━━━ SUPPLIED RECORDS

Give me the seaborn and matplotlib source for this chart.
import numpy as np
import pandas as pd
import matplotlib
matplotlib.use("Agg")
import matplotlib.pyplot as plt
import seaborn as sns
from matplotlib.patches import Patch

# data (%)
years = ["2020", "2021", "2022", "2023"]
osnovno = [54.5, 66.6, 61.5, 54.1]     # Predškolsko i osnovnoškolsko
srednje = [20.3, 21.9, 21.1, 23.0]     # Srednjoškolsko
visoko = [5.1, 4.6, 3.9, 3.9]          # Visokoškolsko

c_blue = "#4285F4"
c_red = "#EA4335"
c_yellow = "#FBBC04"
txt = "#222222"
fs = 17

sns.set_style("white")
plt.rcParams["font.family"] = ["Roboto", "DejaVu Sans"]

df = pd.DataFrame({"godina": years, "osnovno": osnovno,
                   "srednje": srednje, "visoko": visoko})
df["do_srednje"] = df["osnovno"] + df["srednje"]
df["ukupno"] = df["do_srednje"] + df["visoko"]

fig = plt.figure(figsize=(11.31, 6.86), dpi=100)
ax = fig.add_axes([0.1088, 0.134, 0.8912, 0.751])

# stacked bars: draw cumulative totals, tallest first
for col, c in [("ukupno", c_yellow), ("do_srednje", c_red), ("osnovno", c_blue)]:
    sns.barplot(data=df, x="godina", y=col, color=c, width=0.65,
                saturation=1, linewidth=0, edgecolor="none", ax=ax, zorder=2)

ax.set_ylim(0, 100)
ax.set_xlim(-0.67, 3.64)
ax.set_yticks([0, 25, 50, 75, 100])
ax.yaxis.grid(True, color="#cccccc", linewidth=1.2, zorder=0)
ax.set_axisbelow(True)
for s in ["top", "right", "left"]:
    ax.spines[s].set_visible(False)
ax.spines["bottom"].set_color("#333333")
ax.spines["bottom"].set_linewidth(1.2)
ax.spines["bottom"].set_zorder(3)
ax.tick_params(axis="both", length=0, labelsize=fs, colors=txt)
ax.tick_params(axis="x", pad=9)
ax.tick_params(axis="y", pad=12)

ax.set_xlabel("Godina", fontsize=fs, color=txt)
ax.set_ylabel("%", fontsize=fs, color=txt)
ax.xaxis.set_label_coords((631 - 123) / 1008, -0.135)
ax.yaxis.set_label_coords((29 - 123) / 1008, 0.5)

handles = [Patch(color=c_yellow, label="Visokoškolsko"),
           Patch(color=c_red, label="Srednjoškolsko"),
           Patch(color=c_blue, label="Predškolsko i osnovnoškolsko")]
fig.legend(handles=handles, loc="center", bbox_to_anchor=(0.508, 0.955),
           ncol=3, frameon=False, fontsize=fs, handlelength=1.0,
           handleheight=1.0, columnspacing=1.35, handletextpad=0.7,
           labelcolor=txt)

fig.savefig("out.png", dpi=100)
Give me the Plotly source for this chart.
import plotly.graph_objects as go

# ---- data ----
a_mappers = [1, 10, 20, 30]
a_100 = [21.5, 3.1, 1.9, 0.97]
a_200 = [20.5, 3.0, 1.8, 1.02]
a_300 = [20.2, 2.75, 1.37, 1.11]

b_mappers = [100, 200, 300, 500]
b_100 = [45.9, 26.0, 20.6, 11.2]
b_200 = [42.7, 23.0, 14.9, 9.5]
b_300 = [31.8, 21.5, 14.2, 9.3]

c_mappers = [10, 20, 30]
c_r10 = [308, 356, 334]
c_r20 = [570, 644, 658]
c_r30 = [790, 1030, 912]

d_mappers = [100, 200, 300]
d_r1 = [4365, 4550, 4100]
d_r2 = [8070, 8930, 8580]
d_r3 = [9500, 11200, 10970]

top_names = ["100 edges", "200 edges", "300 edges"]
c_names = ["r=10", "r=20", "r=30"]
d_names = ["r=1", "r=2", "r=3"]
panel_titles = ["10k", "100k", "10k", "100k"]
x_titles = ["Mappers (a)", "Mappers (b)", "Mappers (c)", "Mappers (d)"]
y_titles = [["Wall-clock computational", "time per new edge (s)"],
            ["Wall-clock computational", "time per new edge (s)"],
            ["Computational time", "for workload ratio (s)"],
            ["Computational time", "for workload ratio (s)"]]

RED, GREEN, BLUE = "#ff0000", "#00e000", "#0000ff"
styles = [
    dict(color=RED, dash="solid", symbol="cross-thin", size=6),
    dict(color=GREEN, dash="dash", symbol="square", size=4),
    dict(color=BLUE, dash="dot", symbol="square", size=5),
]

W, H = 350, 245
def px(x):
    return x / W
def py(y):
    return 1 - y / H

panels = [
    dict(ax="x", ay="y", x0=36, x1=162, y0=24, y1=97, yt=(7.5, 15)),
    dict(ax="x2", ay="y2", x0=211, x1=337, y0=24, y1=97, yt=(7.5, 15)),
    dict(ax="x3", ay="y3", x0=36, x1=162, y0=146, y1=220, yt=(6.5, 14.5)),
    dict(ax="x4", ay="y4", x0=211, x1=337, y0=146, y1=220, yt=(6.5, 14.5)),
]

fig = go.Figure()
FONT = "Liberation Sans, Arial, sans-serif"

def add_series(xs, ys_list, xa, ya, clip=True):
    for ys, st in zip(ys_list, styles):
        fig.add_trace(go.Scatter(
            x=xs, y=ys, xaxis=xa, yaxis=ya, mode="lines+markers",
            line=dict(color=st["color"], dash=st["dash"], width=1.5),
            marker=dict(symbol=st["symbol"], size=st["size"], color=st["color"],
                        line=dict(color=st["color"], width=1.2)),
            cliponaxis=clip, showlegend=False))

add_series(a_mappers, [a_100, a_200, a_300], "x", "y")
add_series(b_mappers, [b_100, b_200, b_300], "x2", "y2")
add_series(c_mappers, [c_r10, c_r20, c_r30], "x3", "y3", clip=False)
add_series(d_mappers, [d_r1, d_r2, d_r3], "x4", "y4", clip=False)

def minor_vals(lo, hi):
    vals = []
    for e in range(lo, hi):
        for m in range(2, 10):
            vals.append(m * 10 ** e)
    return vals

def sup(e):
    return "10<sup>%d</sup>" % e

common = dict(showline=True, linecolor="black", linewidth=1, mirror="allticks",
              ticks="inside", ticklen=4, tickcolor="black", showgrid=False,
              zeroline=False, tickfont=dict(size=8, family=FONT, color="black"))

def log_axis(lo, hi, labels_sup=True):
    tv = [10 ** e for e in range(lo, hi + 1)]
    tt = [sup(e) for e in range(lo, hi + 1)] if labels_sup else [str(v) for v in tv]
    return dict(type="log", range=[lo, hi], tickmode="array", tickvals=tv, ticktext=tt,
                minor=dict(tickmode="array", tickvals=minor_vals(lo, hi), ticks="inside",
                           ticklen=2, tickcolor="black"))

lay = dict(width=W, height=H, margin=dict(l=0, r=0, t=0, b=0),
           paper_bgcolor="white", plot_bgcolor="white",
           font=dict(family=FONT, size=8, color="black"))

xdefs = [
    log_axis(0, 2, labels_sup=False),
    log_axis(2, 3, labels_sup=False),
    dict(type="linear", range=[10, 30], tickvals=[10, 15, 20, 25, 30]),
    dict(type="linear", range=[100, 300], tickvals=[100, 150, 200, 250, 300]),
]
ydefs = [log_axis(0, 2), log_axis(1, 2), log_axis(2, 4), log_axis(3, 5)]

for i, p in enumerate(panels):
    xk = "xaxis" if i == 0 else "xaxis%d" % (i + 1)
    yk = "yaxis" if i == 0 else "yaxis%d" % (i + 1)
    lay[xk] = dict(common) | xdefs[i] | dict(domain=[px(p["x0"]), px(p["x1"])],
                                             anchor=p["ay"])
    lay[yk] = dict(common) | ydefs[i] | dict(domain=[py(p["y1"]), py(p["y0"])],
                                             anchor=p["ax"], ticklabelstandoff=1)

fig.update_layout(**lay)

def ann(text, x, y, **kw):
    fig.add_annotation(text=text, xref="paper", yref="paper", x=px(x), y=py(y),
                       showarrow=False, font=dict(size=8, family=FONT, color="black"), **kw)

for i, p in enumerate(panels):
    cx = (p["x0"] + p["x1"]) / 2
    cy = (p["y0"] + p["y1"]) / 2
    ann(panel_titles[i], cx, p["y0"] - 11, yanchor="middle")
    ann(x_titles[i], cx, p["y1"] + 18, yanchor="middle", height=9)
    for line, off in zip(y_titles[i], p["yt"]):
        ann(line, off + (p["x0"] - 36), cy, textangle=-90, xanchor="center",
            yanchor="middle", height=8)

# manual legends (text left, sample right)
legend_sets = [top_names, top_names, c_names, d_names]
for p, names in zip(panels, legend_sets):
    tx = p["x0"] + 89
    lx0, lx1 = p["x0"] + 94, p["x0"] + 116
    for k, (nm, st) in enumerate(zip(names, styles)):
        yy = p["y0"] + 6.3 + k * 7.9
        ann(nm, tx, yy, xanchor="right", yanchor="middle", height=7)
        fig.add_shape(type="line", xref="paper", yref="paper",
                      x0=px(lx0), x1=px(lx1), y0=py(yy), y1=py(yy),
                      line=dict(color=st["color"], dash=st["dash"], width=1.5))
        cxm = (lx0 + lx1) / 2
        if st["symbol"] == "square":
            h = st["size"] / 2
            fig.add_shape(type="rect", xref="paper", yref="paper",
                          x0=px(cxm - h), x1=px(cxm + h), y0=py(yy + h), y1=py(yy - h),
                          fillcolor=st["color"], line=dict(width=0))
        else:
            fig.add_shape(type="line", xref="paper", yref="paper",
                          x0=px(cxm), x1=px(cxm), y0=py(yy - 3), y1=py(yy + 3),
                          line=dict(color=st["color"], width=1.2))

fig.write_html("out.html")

━━━━━━
━━━ SUPPLIED RECORDS

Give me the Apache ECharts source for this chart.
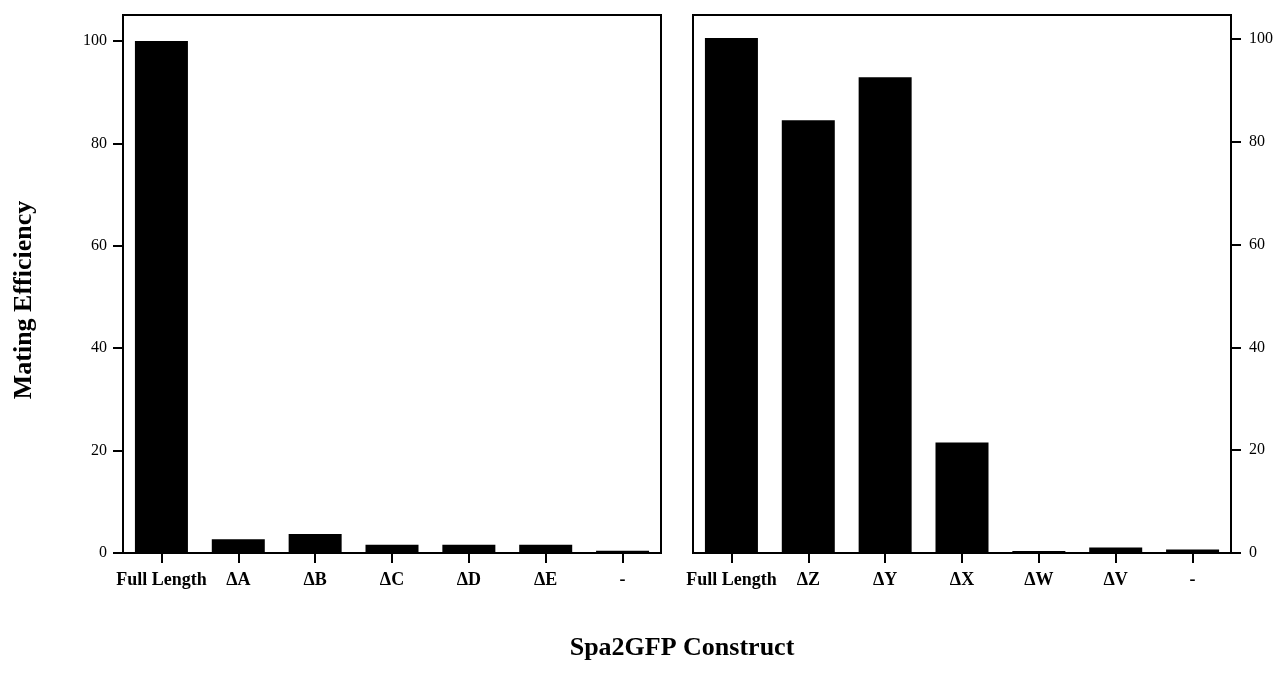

━━━━━━

Exact duplication is required for the lines above, from the line that contains "Give me the Plotly source for this chart." to the line that contains "return 1 - y / H", inclusive; omit all others.

Give me the Plotly source for this chart.
import plotly.graph_objects as go

# ---- data ----
a_mappers = [1, 10, 20, 30]
a_100 = [21.5, 3.1, 1.9, 0.97]
a_200 = [20.5, 3.0, 1.8, 1.02]
a_300 = [20.2, 2.75, 1.37, 1.11]

b_mappers = [100, 200, 300, 500]
b_100 = [45.9, 26.0, 20.6, 11.2]
b_200 = [42.7, 23.0, 14.9, 9.5]
b_300 = [31.8, 21.5, 14.2, 9.3]

c_mappers = [10, 20, 30]
c_r10 = [308, 356, 334]
c_r20 = [570, 644, 658]
c_r30 = [790, 1030, 912]

d_mappers = [100, 200, 300]
d_r1 = [4365, 4550, 4100]
d_r2 = [8070, 8930, 8580]
d_r3 = [9500, 11200, 10970]

top_names = ["100 edges", "200 edges", "300 edges"]
c_names = ["r=10", "r=20", "r=30"]
d_names = ["r=1", "r=2", "r=3"]
panel_titles = ["10k", "100k", "10k", "100k"]
x_titles = ["Mappers (a)", "Mappers (b)", "Mappers (c)", "Mappers (d)"]
y_titles = [["Wall-clock computational", "time per new edge (s)"],
            ["Wall-clock computational", "time per new edge (s)"],
            ["Computational time", "for workload ratio (s)"],
            ["Computational time", "for workload ratio (s)"]]

RED, GREEN, BLUE = "#ff0000", "#00e000", "#0000ff"
styles = [
    dict(color=RED, dash="solid", symbol="cross-thin", size=6),
    dict(color=GREEN, dash="dash", symbol="square", size=4),
    dict(color=BLUE, dash="dot", symbol="square", size=5),
]

W, H = 350, 245
def px(x):
    return x / W
def py(y):
    return 1 - y / H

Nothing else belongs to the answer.